Uncertainty visualization, contours, ensemble summarization, depth statistics.

Abstract

Ensembles of contours arise in various applications like simulation, computer-aided design, and semantic segmentation. Uncovering ensemble patterns and analyzing individual members is a challenging task that suffers from clutter. Ensemble statistical summarization can alleviate this issue by permitting analyzing ensembles' distributional components like the mean and median, confidence intervals, and outliers. Contour boxplots, powered by Contour Band Depth (CBD), are a popular non-parametric ensemble summarization method that benefits from CBD's generality, robustness, and theoretical properties.
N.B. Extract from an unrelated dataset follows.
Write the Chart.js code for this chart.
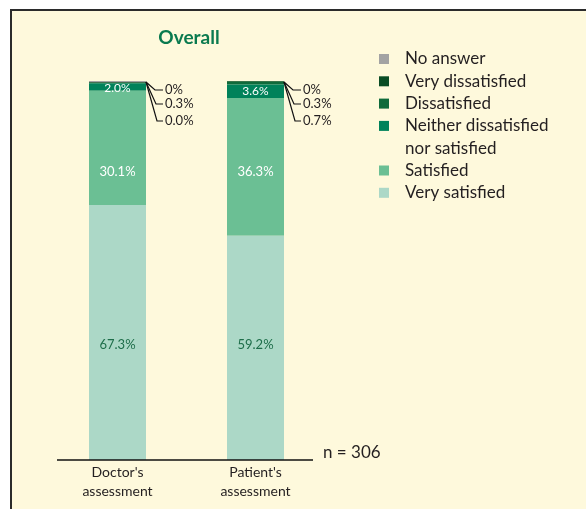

In this work, we introduce Inclusion Depth (ID), a new notion of contour depth with three defining characteristics. First, ID is a generalization of functional Half-Region Depth, which offers several theoretical guarantees. Second, ID relies on a simple principle: the inside/outside relationships between contours. This facilitates implementing ID and understanding its results. Third, the computational complexity of ID scales quadratically in the number of members of the ensemble, improving CBD's cubic complexity. This also in practice speeds up the computation enabling the use of ID for exploring large contour ensembles or in contexts requiring multiple depth evaluations like clustering. In a series of experiments on synthetic data and case studies with meteorological and segmentation data, we evaluate ID's performance and demonstrate its capabilities for the visual analysis of contour ensembles.